The third annual Santa Clara Valley Brain Injury Conference: Building on the Legacy of Coma to Community was held Feb. 28 through March 2 at the historic Dolce Hayes Mansion in San José, Calif.

This year, the lifetime achievement award was given to local physical therapist and educator Dr. Ron Peterson, program director of the physical therapist assisting program at South University in Royal Palm Beach.

Requests for nominations went out nationally to more than 50,000 individuals, and the nominations were rated by a panel of four individuals, representing clinical, community and research interests.

In introducing Peterson, Dr. Jeffrey Englander, for whom the Lifetime Achievement Award is named, noted that Peterson had more than 40 years of experience as a physical therapist.

Peterson has treated brain-injured patients in England, Belfast, Jamaica, Trinidad and Tobago, Louisiana and Florida. As an officer in the British Army, Peterson had the opportunity to impact the lives of an international patient population, adding to the body of learning and expertise of neurological impairments.

In accepting the Lifetime Achievement Award, Peterson said he was honored and humbled to be chosen from among such a distinguished lineup of nominees, including physicians, researchers, psychologists and therapists.

Peterson reflected upon his past experiences with brain-injured patients, both civilian and military, while working at the Joint Services Medical Rehabilitation Unit at Chessington, England; in Belfast, Northern Ireland; and at the Neurological Rehabilitation Department at King’s College Hospital in London. He also had the privilege of working with two of the world’s leading luminaries in neurological rehabilitation and physical rehabilitation medicine while living in London — Dr. Bertha Bobath and Dr. James Cyriax.

As the program director of the physical therapist assisting program at South University, Peterson said that he impresses upon his students the importance of neurological rehabilitation and, in particular, the value of working with the brain-injured population. Peterson is certified in the neurologic developmental treatment of adult hemiplegia, in manual therapy and other areas of physical therapy. As an educator, he is a former principal of the School of Physical Therapy at the University of the West Indies in Jamaica. He has a doctorate in physical therapy from Boston University and is a board-certified geriatric clinical specialist.

The conference is the updated continuation of the Coma to Community Conference hosted by Santa Clara Valley Medical Center from 1977 through 1995. The conference had an audience of over 500 rehabilitation professionals.

Continuing with his professional activities, Peterson attended an item writing workshop in Alexandria, Va., in March at the offices of the Federation of State Boards of Physical Therapy. He is now an item writer for the National Physical Therapy Examinations.

Last August, Peterson received an award from the government of Trinidad and Tobago for his contribution to education in commemoration of that country’s 50th anniversary of independence.

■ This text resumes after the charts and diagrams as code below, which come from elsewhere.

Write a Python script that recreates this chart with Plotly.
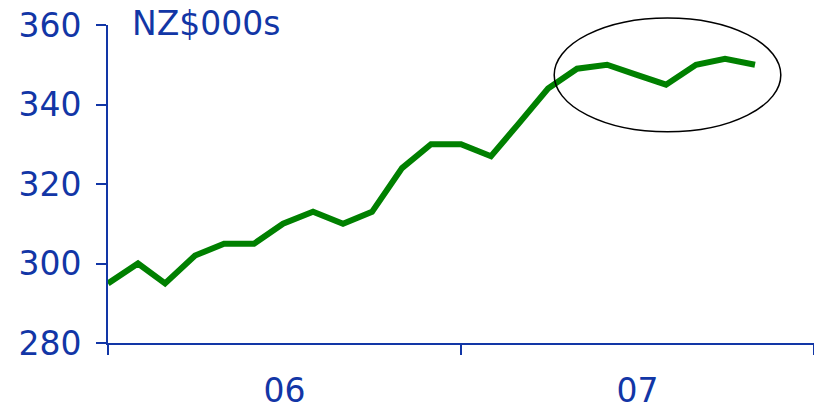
import plotly.graph_objects as go

months = ['2006-01-01', '2006-02-01', '2006-03-01', '2006-04-01', '2006-05-01', '2006-06-01',
          '2006-07-01', '2006-08-01', '2006-09-01', '2006-10-01', '2006-11-01', '2006-12-01',
          '2007-01-01', '2007-02-01', '2007-03-01', '2007-04-01', '2007-05-01', '2007-06-01',
          '2007-07-01', '2007-08-01', '2007-09-01', '2007-10-01', '2007-11-01']
house_price = [295, 300, 295, 302, 305, 305, 310, 313, 310, 313, 324, 330,
               330, 327, 335, 344, 349, 350, 347.5, 345, 350, 351.5, 350]

blue = '#1236a6'
font_family = 'DejaVu Sans, Verdana, sans-serif'

fig = go.Figure()
fig.add_trace(go.Scatter(x=months, y=house_price, mode='lines',
                         line=dict(color='#008000', width=6), showlegend=False))

# page is drawn with an 8px body margin, so the figure is sized to fit inside it
fig.update_layout(
    width=806, height=401,
    margin=dict(l=100, r=0, t=17, b=66),
    plot_bgcolor='white', paper_bgcolor='white',
    font=dict(family=font_family, color=blue, size=33),
    xaxis=dict(type='date', range=['2006-01-01', '2008-01-01'], dtick='M12', tick0='2006-01-01',
               tickformat='%y', ticklabelmode='period', showgrid=False, zeroline=False,
               showline=True, linecolor=blue, linewidth=2, ticks='outside', ticklen=10,
               tickwidth=2, tickcolor=blue, ticklabelstandoff=7, automargin=False,
               ticklabeloverflow='allow'),
    yaxis=dict(range=[280, 360], tickvals=[280, 300, 320, 340, 360], showgrid=False, zeroline=False,
               showline=True, linecolor=blue, linewidth=2, ticks='outside', ticklen=10,
               tickwidth=2, tickcolor=blue, ticklabelstandoff=8, automargin=False,
               ticklabeloverflow='allow'),
    annotations=[dict(text='NZ$000s', xref='paper', yref='paper', x=0.031, y=1.006,
                      xanchor='left', yanchor='middle', showarrow=False,
                      font=dict(size=33, color=blue, family=font_family))],
    shapes=[dict(type='circle', xref='paper', yref='paper', x0=0.632, x1=0.953, y0=0.664, y1=1.022,
                 line=dict(color='black', width=1.5))],
)

fig.write_html('out.html')
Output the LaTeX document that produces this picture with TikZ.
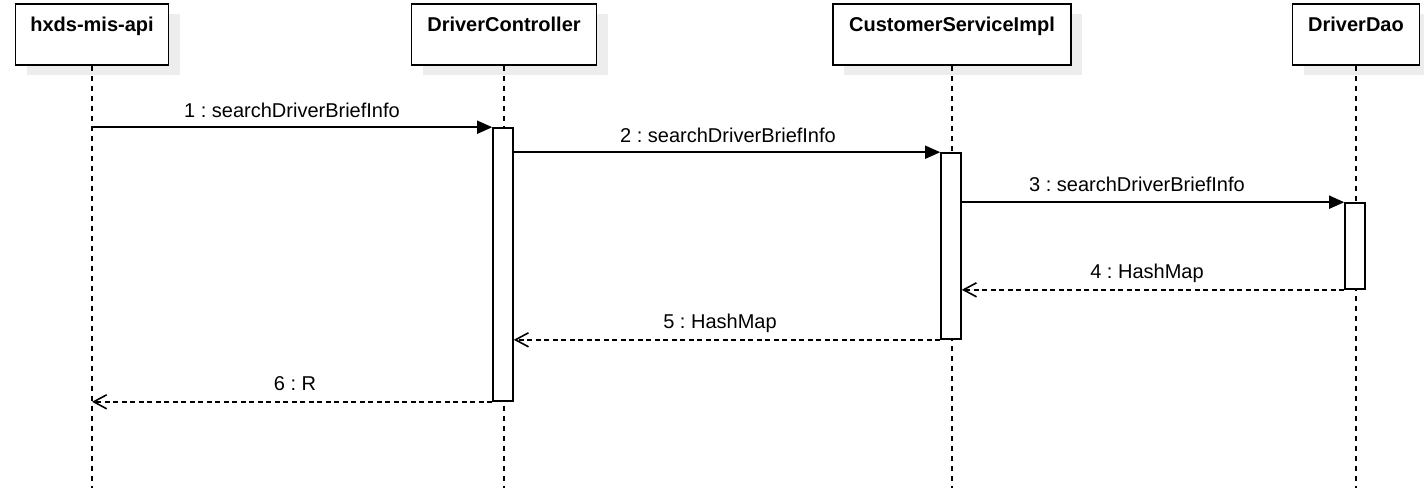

The award was presented at a gala reception in Fort Lauderdale during Trinidad and Tobago’s independence celebration by His Excellency, Dr. Neil Parsan, Trinidad and Tobago’s ambassador to the United States.

Peterson is the founder and president of Peterson Rehabilitation, an outpatient rehabilitation facility located on Okeechobee Blvd. in West Palm Beach. The facility has been serving Palm Beach County for the past 15 years.

Peterson is a member of the Wellington Rotary Club, a past Rotary assistant governor, a multiple Paul Harris Fellow and a prolific speaker on healthcare topics. He is a published author of two books and currently lives in Royal Palm Beach.

 

Above: Dr. Jeffrey Englander, RPB’s Dr. Ron Peterson and researchers Stephanie Kolakowsky-Hayner (conference chair:) and Jerry Wright.